**Required work:**
Transcribe the material exactly. Images do not belong in the copy.

[START Source excerpt]

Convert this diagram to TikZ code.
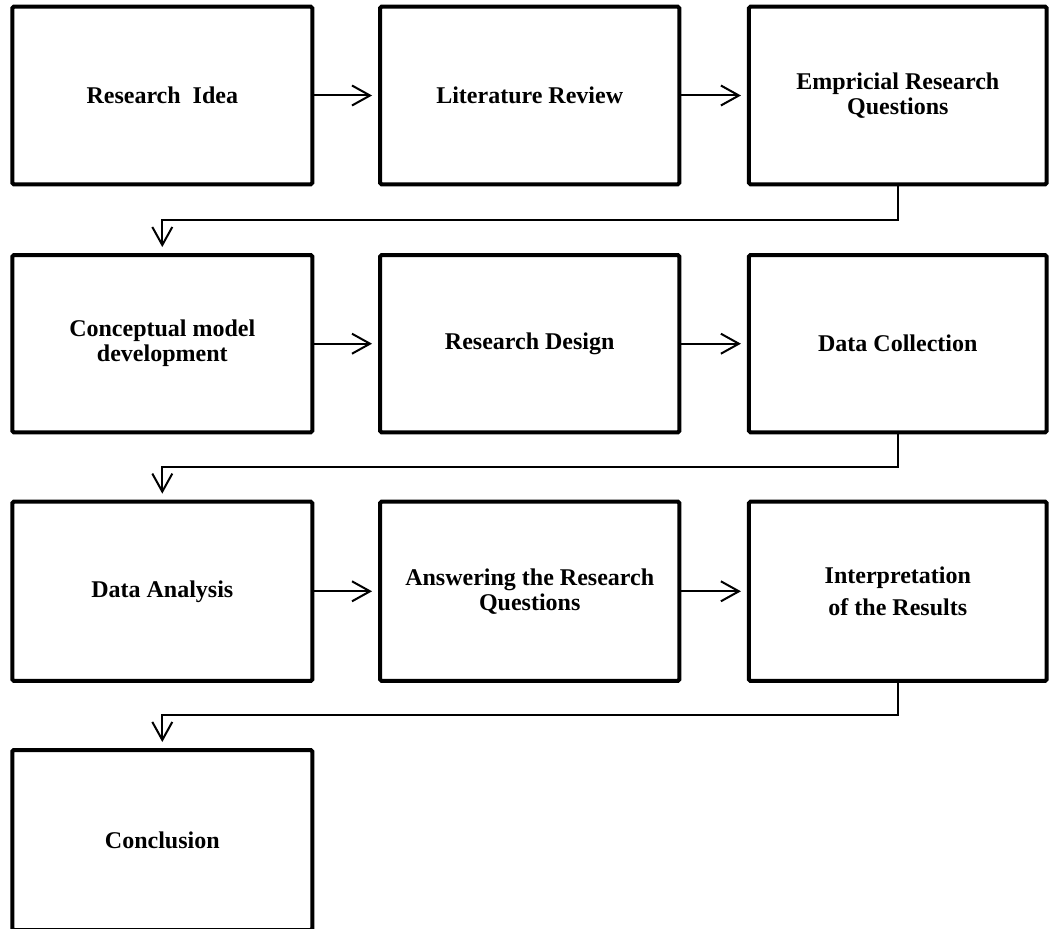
\documentclass[tikz,border=0pt]{standalone}
\usepackage{fontspec}
\setmainfont{Liberation Serif}
\usetikzlibrary{arrows.meta,calc}

\tikzset{
  stepbox/.style={draw=black, line width=4pt, rounded corners=1.5pt,
    align=center, inner sep=4pt,
    font=\fontsize{24}{25}\selectfont\bfseries},
  flow/.style={draw=black, line width=2pt,
    -{Straight Barb[length=18pt,width=20pt,line width=2pt]},
    shorten >=6pt},
  elbow/.style={flow}
}

\begin{document}
\begin{tikzpicture}[x=1pt,y=-1pt]
  \useasboundingbox (0,0) rectangle (1051,928);

  % first row
  \node[stepbox, minimum width=300pt, minimum height=177.6pt] (idea) at (162.3,95.5) {Research\ \ Idea};
  \node[stepbox, minimum width=299.3pt, minimum height=177.6pt] (lit) at (529.7,95.5) {Literature Review};
  \node[stepbox, minimum width=297.7pt, minimum height=177.6pt] (erq) at (897.8,95.5) {Empricial Research\\Questions};

  % second row
  \node[stepbox, minimum width=300pt, minimum height=177.3pt] (model) at (162.3,343.7) {Conceptual model\\development};
  \node[stepbox, minimum width=299.3pt, minimum height=177.3pt] (design) at (529.7,343.7) {Research Design};
  \node[stepbox, minimum width=297.7pt, minimum height=177.3pt] (collect) at (897.8,343.7) {Data Collection};

  % third row
  \node[stepbox, minimum width=300pt, minimum height=179.3pt] (analysis) at (162.3,591.3) {Data Analysis};
  \node[stepbox, minimum width=299.3pt, minimum height=179.3pt] (answer) at (529.7,591.3) {Answering the Research\\Questions};
  \node[stepbox, minimum width=297.7pt, minimum height=179.3pt] (interp) at (897.8,591.3) {Interpretation\\[7pt]of the Results};

  % last row, running past the lower edge
  \node[stepbox, minimum width=300pt, minimum height=180pt] (concl) at (162.3,840) {Conclusion};

  % arrows along each row
  \draw[flow] (idea) -- (lit);
  \draw[flow] (lit) -- (erq);
  \draw[flow] (model) -- (design);
  \draw[flow] (design) -- (collect);
  \draw[flow] (analysis) -- (answer);
  \draw[flow] (answer) -- (interp);

  % elbow connectors from the end of one row to the start of the next
  \draw[elbow] (erq.south) |- ($(erq.south)!0.5!(model.north)$) -| (model.north);
  \draw[elbow] (collect.south) |- ($(collect.south)!0.5!(analysis.north)$) -| (analysis.north);
  \draw[elbow] (interp.south) |- ($(interp.south)!0.5!(concl.north)$) -| (concl.north);
\end{tikzpicture}
\end{document}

[END Source excerpt]

**Response to this exercise:**
Convert this diagram to TikZ code.
\documentclass[tikz,border=0pt]{standalone}
\usepackage{fontspec}
\setmainfont{Liberation Serif}
\usetikzlibrary{arrows.meta,calc}

\tikzset{
  stepbox/.style={draw=black, line width=4pt, rounded corners=1.5pt,
    align=center, inner sep=4pt,
    font=\fontsize{24}{25}\selectfont\bfseries},
  flow/.style={draw=black, line width=2pt,
    -{Straight Barb[length=18pt,width=20pt,line width=2pt]},
    shorten >=6pt},
  elbow/.style={flow}
}

\begin{document}
\begin{tikzpicture}[x=1pt,y=-1pt]
  \useasboundingbox (0,0) rectangle (1051,928);

  % first row
  \node[stepbox, minimum width=300pt, minimum height=177.6pt] (idea) at (162.3,95.5) {Research\ \ Idea};
  \node[stepbox, minimum width=299.3pt, minimum height=177.6pt] (lit) at (529.7,95.5) {Literature Review};
  \node[stepbox, minimum width=297.7pt, minimum height=177.6pt] (erq) at (897.8,95.5) {Empricial Research\\Questions};

  % second row
  \node[stepbox, minimum width=300pt, minimum height=177.3pt] (model) at (162.3,343.7) {Conceptual model\\development};
  \node[stepbox, minimum width=299.3pt, minimum height=177.3pt] (design) at (529.7,343.7) {Research Design};
  \node[stepbox, minimum width=297.7pt, minimum height=177.3pt] (collect) at (897.8,343.7) {Data Collection};

  % third row
  \node[stepbox, minimum width=300pt, minimum height=179.3pt] (analysis) at (162.3,591.3) {Data Analysis};
  \node[stepbox, minimum width=299.3pt, minimum height=179.3pt] (answer) at (529.7,591.3) {Answering the Research\\Questions};
  \node[stepbox, minimum width=297.7pt, minimum height=179.3pt] (interp) at (897.8,591.3) {Interpretation\\[7pt]of the Results};

  % last row, running past the lower edge
  \node[stepbox, minimum width=300pt, minimum height=180pt] (concl) at (162.3,840) {Conclusion};

  % arrows along each row
  \draw[flow] (idea) -- (lit);
  \draw[flow] (lit) -- (erq);
  \draw[flow] (model) -- (design);
  \draw[flow] (design) -- (collect);
  \draw[flow] (analysis) -- (answer);
  \draw[flow] (answer) -- (interp);

  % elbow connectors from the end of one row to the start of the next
  \draw[elbow] (erq.south) |- ($(erq.south)!0.5!(model.north)$) -| (model.north);
  \draw[elbow] (collect.south) |- ($(collect.south)!0.5!(analysis.north)$) -| (analysis.north);
  \draw[elbow] (interp.south) |- ($(interp.south)!0.5!(concl.north)$) -| (concl.north);
\end{tikzpicture}
\end{document}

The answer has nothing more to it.